At the early stages, one buys art based on aesthetic likeability, wall availability, and how the piece fits overall within the house. As the interest turns into an addiction, collecting overtakes mere buying and all the above rules perish. Some of the early works I bought turned out to be of no value. Others turned out to be significant pieces, one of which is female pioneer Tahia Halim’s Al Quds - Jerusalem. When I acquired that work, I simply couldn’t tell my parents the price I had paid. They would have been horrified. One of the reasons for purchasing this piece was the encounter with a Palestinian man, who later became my husband. His presence in my life triggered the pan-Arab woman inside of me.

Gradually, my interest in questioning the art from the entire region arose. At that time, the second Palestinian Intifada was intensifying and Ramallah was under siege. It was 2001. There was no Gulf state yet competing to be the cultural centre of arts in such a significant way as is the case today. There were no regional art fairs to visit or regional biennales worthy travelling to. Hence, the Internet became my discovery tool, helping me travel the region from my couch, with a click of a button. This was when I stumbled upon the works of Emily Jacir, Mona Hatoum, Hassan Hourani, and Laila Shawa.

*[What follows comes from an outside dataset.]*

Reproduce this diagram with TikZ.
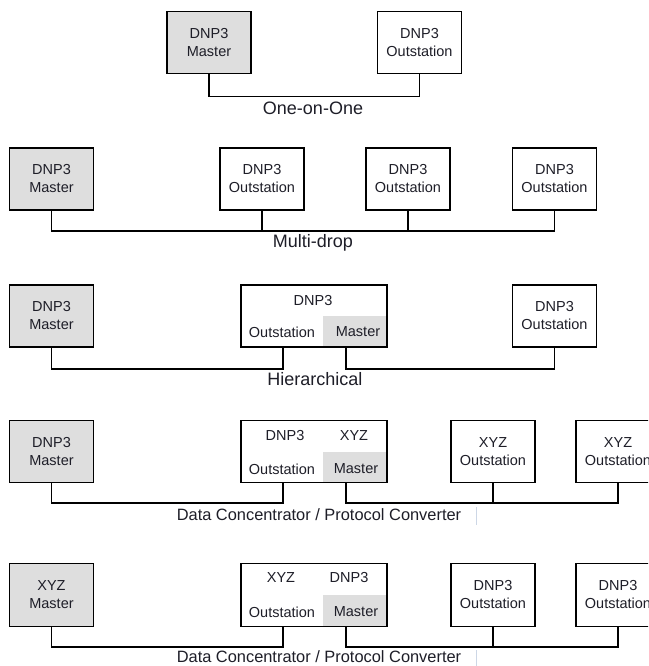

For decades, the modern pioneers established Egypt as the cultural centre of the region. They had witnessed many significant historical, social, and political developments which they conveyed on their canvases. Artists united for a cause. With Gamal Abdel Nasser in power, revolutionary art peaked, but so did the role of the government. In my mind, Egyptian arts and artists’ minds were nationalised following the July 1952 revolution. The establishment became intrusive and its role turned destructive rather than supportive. A void was created. Today, fortunately, matters are changing, not only in Egypt but across the Middle East. There is an art renaissance taking place in Egypt, Syria, Palestine, Iraq, and Lebanon, with each single country trying to put its name back on the map. In parallel, we are slowly witnessing the rise of regional Arab collectors.

It is clear that most Arab countries followed similar patterns of emergence, void, and resurgence throughout their art history. They were all searching for that lost or unknown identity. And it is this constant identity struggle that puzzles the collector inside of me.

I will only collect and want to solely focus on artists from the Middle East. They talk to me. They shake my emotions and my soul. Our Arab identity, with its roots, pains, past, longings, religious anxieties, fears, and exiles, is what drives my collection. It is a very personal journey, as I live in a utopian Arab dream and the art I collect revolves around that dream. Arab artists, whether they live in the region or in the diaspora, who shy away from their roots or claim to be “universal” and get offended when asked to join a Middle Eastern show, bother me. They don’t belong in my universe. I choose artists who are proud to represent me, to represent us and who seek to leave a stamp, a legacy of who we are.

With the Arab spring engulfing the entire region, there is a lot of hope for that dream to come true, to finally materialise. In fact, I have never witnessed this passion in support of Palestine that we see today amongst the Egyptian youth, some of whom sacrificed their lives while protesting in front of the Israeli Embassy in Cairo a couple of months ago.

While the entire region is diverse and complex, I still see many connections and commonalities. And that is the thread that ties the collection together. And that should tie all of us Arabs together, in search of freedom, dignity, equality, and sovereignty.

Fatenn Mostafa is a former board member and CEO of Gianaclis Vineyards for Beverages and a member of the executive committee of Al Ahram Beverages Company. Since she left the corporate world, she has focussed on developing her philanthropic involvement in the field of arts. She founded “ArtTalks,” a non-profit entity where art lovers can discuss and deepen their knowledge of modern and contemporary art from the Middle East, and “Cairo Art Initiative,” an art advisory firm.